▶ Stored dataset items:
===

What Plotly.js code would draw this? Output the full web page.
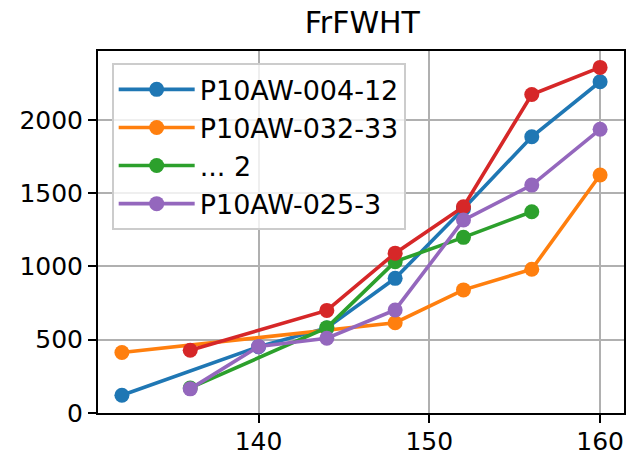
<!DOCTYPE html>
<html>
<head>
<meta charset="utf-8">
<script src="https://cdn.plot.ly/plotly-3.0.1.min.js"></script>
<style>html,body{margin:0;padding:0;background:#fff;}#chart{width:628px;height:457px;}</style>
</head>
<body>
<div id="chart"></div>
<script>
// Data
const title = "FrFWHT";
const names = ["P10AW-004-12", "P10AW-032-33", "... 2", "", "P10AW-025-3"];
const colors = ["#1f77b4", "#ff7f0e", "#2ca02c", "#d62728", "#9467bd"];
const showInLegend = [true, true, true, false, true];

const blueX = [132, 140, 144, 148, 152, 156, 160];
const blueY = [120, 452, 580, 919, 1395, 1886, 2262];
const orangeX = [132, 148, 152, 156, 160];
const orangeY = [412, 616, 840, 981, 1625];
const greenX = [136, 144, 148, 152, 156];
const greenY = [170, 582, 1033, 1199, 1374];
const redX = [136, 144, 148, 152, 156, 160];
const redY = [428, 700, 1091, 1408, 2175, 2360];
const purpleX = [136, 140, 144, 148, 152, 156, 160];
const purpleY = [164, 453, 510, 703, 1317, 1556, 1937];

const xTicks = [140, 150, 160];
const yTicks = [0, 500, 1000, 1500, 2000];

const xs = [blueX, orangeX, greenX, redX, purpleX];
const ys = [blueY, orangeY, greenY, redY, purpleY];

const FONT = "DejaVu Sans, sans-serif";
const traces = xs.map((x, i) => ({
  x: x, y: ys[i], type: "scatter", mode: "lines+markers",
  name: names[i], showlegend: showInLegend[i],
  line: {color: colors[i], width: 3.6},
  marker: {color: colors[i], size: 15}
}));

const layout = {
  width: 628, height: 457,
  margin: {l: 98, r: 4, t: 51, b: 44},
  paper_bgcolor: "#fff", plot_bgcolor: "#fff",
  font: {family: FONT, color: "#000", size: 25},
  title: {text: title, font: {family: FONT, size: 30, color: "#000"}, x: 0.577, xanchor: "center", y: 0.95, yanchor: "middle"},
  xaxis: {
    range: [130.6, 161.4], tickvals: xTicks, ticktext: xTicks.map(String),
    showgrid: true, gridcolor: "#b0b0b0", gridwidth: 2,
    showline: true, linecolor: "#000", linewidth: 2, mirror: true,
    ticks: "outside", ticklen: 8, tickwidth: 2, tickcolor: "#000",
    ticklabelstandoff: -3,
    zeroline: false, tickfont: {family: FONT, size: 25, color: "#000"}
  },
  yaxis: {
    range: [-1, 2472], tickvals: yTicks, ticktext: yTicks.map(String),
    showgrid: true, gridcolor: "#b0b0b0", gridwidth: 2,
    showline: true, linecolor: "#000", linewidth: 2, mirror: true,
    ticks: "outside", ticklen: 8, tickwidth: 2, tickcolor: "#000",
    zeroline: false, tickfont: {family: FONT, size: 25, color: "#000"}
  },
  legend: {
    x: 0.026, y: 0.966, xanchor: "left", yanchor: "top",
    bgcolor: "rgba(255,255,255,0.8)", bordercolor: "#cccccc", borderwidth: 2,
    font: {family: FONT, size: 27, color: "#000"},
    itemwidth: 76, tracegroupgap: 0
  },
  showlegend: true
};

Plotly.newPlot("chart", traces, layout, {displayModeBar: false, staticPlot: true});
</script>
</body>
</html>
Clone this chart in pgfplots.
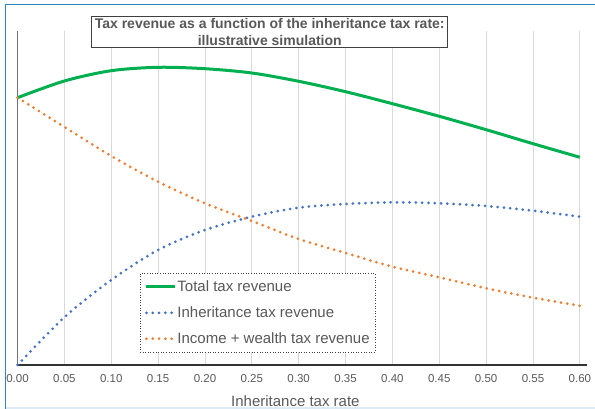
\documentclass[border=0pt]{standalone}
\usepackage{pgfplots}
\pgfplotsset{compat=1.18}
\usepackage{fontspec}
\setmainfont{Liberation Sans}

\definecolor{totalgreen}{HTML}{00B050}
\definecolor{inhblue}{HTML}{4472C4}
\definecolor{incorange}{HTML}{ED7D31}
\definecolor{txtgray}{HTML}{595959}
\definecolor{gridgray}{HTML}{D9D9D9}
\definecolor{framebl}{HTML}{2F86BC}
\definecolor{framelt}{HTML}{DDEBF7}

% Revenue by inheritance tax rate (arbitrary units)
\pgfplotstableread{
rate  total  inheritance  income
0.00  267.3  0.0    267.3
0.05  284.0  47.7   238.0
0.10  294.3  85.0   209.0
0.15  297.7  115.0  183.3
0.20  296.3  135.0  161.7
0.25  292.0  148.3  144.0
0.30  283.7  157.3  126.0
0.35  273.3  161.0  112.0
0.40  261.3  162.7  98.3
0.45  248.7  161.7  87.7
0.50  235.3  159.0  76.7
0.55  221.3  154.3  67.3
0.60  207.7  148.3  59.3
}\revenue

\tikzset{dotline/.style={line width=3pt, line cap=round, dash pattern=on 0pt off 6.3pt}}

\begin{document}
\begin{tikzpicture}[x=1pt,y=1pt]
\useasboundingbox (0,0) rectangle (595,409);
% chart frame
\draw[framelt, line width=1.2pt] (5.5,1) -- (600,1);
\draw[framebl, line width=1.4pt] (5.5,0) -- (5.5,404.3) -- (600,404.3);

\begin{axis}[
  at={(17.5pt,44pt)}, anchor=south west,
  scale only axis, width=569.4pt, height=334pt,
  xmin=0, xmax=0.6075, ymin=0, ymax=334,
  axis x line=bottom, axis y line=left,
  x axis line style={-, draw=black!80, line width=1.2pt},
  y axis line style={-, draw=black!55, line width=1.2pt},
  xtick={0,0.05,...,0.6001}, ytick=\empty,
  major tick length=0pt,
  xmajorgrids, grid style={gridgray, line width=0.9pt},
  /pgf/number format/fixed, /pgf/number format/fixed zerofill,
  /pgf/number format/precision=2, /pgf/number format/assume math mode=true,
  xticklabel style={font=\fontsize{11.5}{13}\selectfont, text=txtgray, yshift=-6pt},
  xlabel={Inheritance tax rate},
  xlabel style={font=\fontsize{15}{17}\selectfont, text=txtgray, at={(0.488,0)}, anchor=base, yshift=-42pt},
  title={Tax revenue as a function of the inheritance tax rate:\\illustrative simulation},
  title style={at={(0.443,1.0)}, anchor=center, yshift=-7pt, draw=black!75, line width=0.9pt, fill=white,
    align=center, font=\fontsize{14}{17}\selectfont\bfseries, text=txtgray, inner xsep=3pt, inner ysep=1.5pt},
  legend style={at={(0.2145,0.274)}, anchor=north west, draw=black!75, dotted, line width=0.6pt,
    font=\fontsize{15}{17}\selectfont, text=txtgray, inner xsep=5pt, inner ysep=6.5pt,
    row sep=12.5pt, nodes={inner sep=0.5pt, solid}},
  legend cell align=left,
  legend image code/.code={\draw[#1] (0pt,0pt) -- (29pt,0pt);},
  clip=false,
]
\addplot[totalgreen, line width=3pt, smooth] table[x=rate, y=total] {\revenue};
\addlegendentry{Total tax revenue}
\addplot[inhblue, dotline, smooth] table[x=rate, y=inheritance] {\revenue};
\addlegendentry{Inheritance tax revenue}
\addplot[incorange, dotline, smooth] table[x=rate, y=income] {\revenue};
\addlegendentry{Income + wealth tax revenue}
\end{axis}
\end{tikzpicture}
\end{document}
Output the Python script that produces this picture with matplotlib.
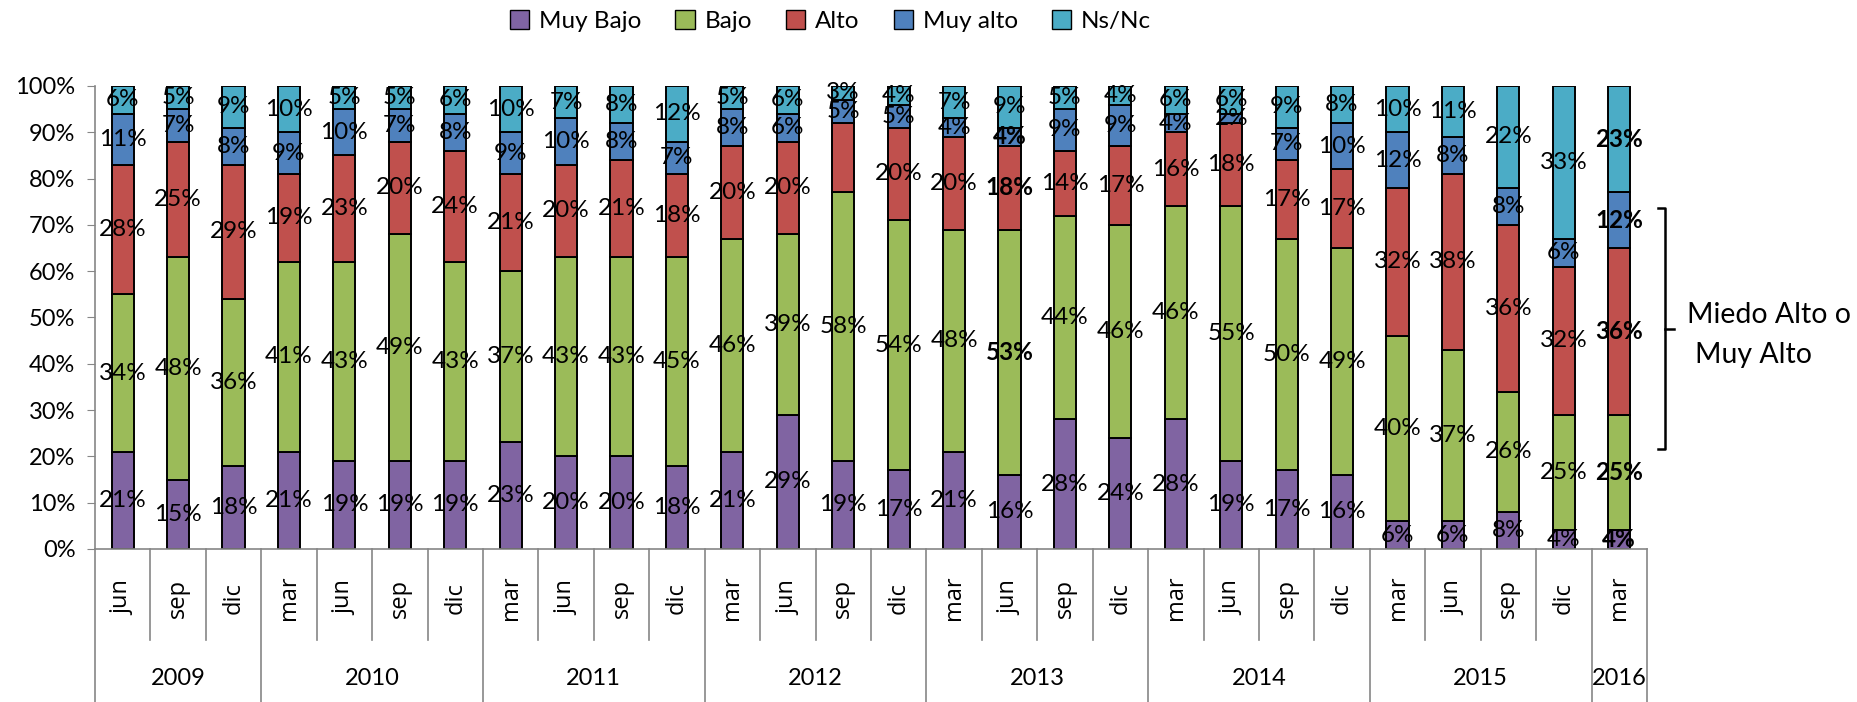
import matplotlib
matplotlib.use('Agg')
import matplotlib.pyplot as plt
import matplotlib.transforms as mtransforms
from matplotlib.patches import Patch

plt.rcParams['font.family'] = ['Lato', 'DejaVu Sans']

# Data
months = ['jun', 'sep', 'dic',
          'mar', 'jun', 'sep', 'dic',
          'mar', 'jun', 'sep', 'dic',
          'mar', 'jun', 'sep', 'dic',
          'mar', 'jun', 'sep', 'dic',
          'mar', 'jun', 'sep', 'dic',
          'mar', 'jun', 'sep', 'dic',
          'mar']
years = ['2009', '2010', '2011', '2012', '2013', '2014', '2015', '2016']
months_per_year = [3, 4, 4, 4, 4, 4, 4, 1]

muy_bajo = [21, 15, 18, 21, 19, 19, 19, 23, 20, 20, 18, 21, 29, 19, 17, 21, 16, 28, 24, 28, 19, 17, 16, 6, 6, 8, 4, 4]
bajo = [34, 48, 36, 41, 43, 49, 43, 37, 43, 43, 45, 46, 39, 58, 54, 48, 53, 44, 46, 46, 55, 50, 49, 40, 37, 26, 25, 25]
alto = [28, 25, 29, 19, 23, 20, 24, 21, 20, 21, 18, 20, 20, 15, 20, 20, 18, 14, 17, 16, 18, 17, 17, 32, 38, 36, 32, 36]
muy_alto = [11, 7, 8, 9, 10, 7, 8, 9, 10, 8, 7, 8, 6, 5, 5, 4, 4, 9, 9, 4, 2, 7, 10, 12, 8, 8, 6, 12]
ns_nc = [6, 5, 9, 10, 5, 5, 6, 10, 7, 8, 12, 5, 6, 3, 4, 7, 9, 5, 4, 6, 6, 9, 8, 10, 11, 22, 33, 23]

series_names = ['Muy Bajo', 'Bajo', 'Alto', 'Muy alto', 'Ns/Nc']
series = [muy_bajo, bajo, alto, muy_alto, ns_nc]
colors = ['#8064A2', '#9BBB59', '#C0504D', '#4F81BD', '#4BACC6']

# labels drawn in bold: (series index, bar index)
bold_labels = [(1, 16), (2, 16), (3, 16),
               (0, 27), (1, 27), (2, 27), (3, 27), (4, 27)]
hidden_labels = [(2, 13)]

fig = plt.figure(figsize=(18.58, 7.02), dpi=100)
ax = fig.add_axes([0.0511, 0.218, 0.8353, 0.6595])

x = list(range(len(months)))
bottom = [0] * len(months)
for s, (name, vals, col) in enumerate(zip(series_names, series, colors)):
    ax.bar(x, vals, 0.4, bottom=bottom, color=col, edgecolor='black',
           linewidth=1.4, label=name, zorder=2)
    for i, v in enumerate(vals):
        if (s, i) in hidden_labels:
            continue
        weight = 'bold' if (s, i) in bold_labels else 'normal'
        ax.text(i, bottom[i] + v / 2, f'{v}%', ha='center', va='center',
                fontsize=17.5, fontweight=weight, zorder=3)
    bottom = [b + v for b, v in zip(bottom, vals)]

ax.set_xlim(-0.5, len(months) - 0.5)
ax.set_ylim(0, 100)
ax.set_yticks(range(0, 101, 10))
ax.set_yticklabels([f'{t}%' for t in range(0, 101, 10)], fontsize=17)
ax.set_xticks([])
ax.tick_params(axis='y', direction='out', length=6, pad=8, color='#868686')
for side in ['top', 'right']:
    ax.spines[side].set_visible(False)
ax.spines['left'].set_color('#868686')
ax.spines['bottom'].set_color('#868686')
ax.spines['left'].set_linewidth(1.2)
ax.spines['bottom'].set_linewidth(1.2)

# Two-level category axis
trans = mtransforms.blended_transform_factory(ax.transData, ax.transAxes)
year_bounds = [0]
for n in months_per_year:
    year_bounds.append(year_bounds[-1] + n)

for i in range(1, len(months)):
    if i in year_bounds:
        continue
    ax.plot([i - 0.5, i - 0.5], [0, -0.197], transform=trans, color='#868686',
            linewidth=1.2, clip_on=False)
for b in year_bounds:
    ax.plot([b - 0.5, b - 0.5], [0, -0.33], transform=trans, color='#868686',
            linewidth=1.2, clip_on=False)

for i, m in enumerate(months):
    ax.text(i, -0.106, m, transform=trans, rotation=90, ha='center',
            va='center', fontsize=17, family=['Open Sans', 'DejaVu Sans'])
for k, y in enumerate(years):
    center = (year_bounds[k] + year_bounds[k + 1] - 1) / 2
    ax.text(center, -0.279, y, transform=trans, ha='center', va='center',
            fontsize=17)

# Legend
handles = [Patch(facecolor=c, edgecolor='black', linewidth=1.0) for c in colors]
fig.legend(handles, series_names, loc='center', bbox_to_anchor=(0.447, 0.97),
           ncol=5, frameon=False, fontsize=17.5, handlelength=0.8,
           handleheight=0.8, handletextpad=0.4, columnspacing=1.4)

# Bracket annotation
bx, btop, bbot, bmid = 1665 / 1858, 1 - 208 / 702, 1 - 449 / 702, 1 - 329 / 702
hook = 7 / 1858
fig.add_artist(plt.Line2D([bx - hook, bx, bx, bx - hook], [btop, btop, bbot, bbot],
                          color='black', linewidth=1.8, transform=fig.transFigure))
fig.add_artist(plt.Line2D([bx, bx + 9 / 1858], [bmid, bmid], color='black',
                          linewidth=1.8, transform=fig.transFigure))
fig.text(1687 / 1858, 1 - 315 / 702, 'Miedo Alto o', fontsize=20.5,
         ha='left', va='center')
fig.text(1695 / 1858, 1 - 355 / 702, 'Muy Alto', fontsize=20.5,
         ha='left', va='center')

fig.savefig('out.png', dpi=100)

===

Leave out the pictures and transcribe exactly the lines from the one containing "Output the Python" through the one containing "plt.rcParams['font.family'] = ['Lato', 'DejaVu".

▶ WORKED ANSWER:
Output the Python script that produces this picture with matplotlib.
import matplotlib
matplotlib.use('Agg')
import matplotlib.pyplot as plt
import matplotlib.transforms as mtransforms
from matplotlib.patches import Patch

plt.rcParams['font.family'] = ['Lato', 'DejaVu Sans']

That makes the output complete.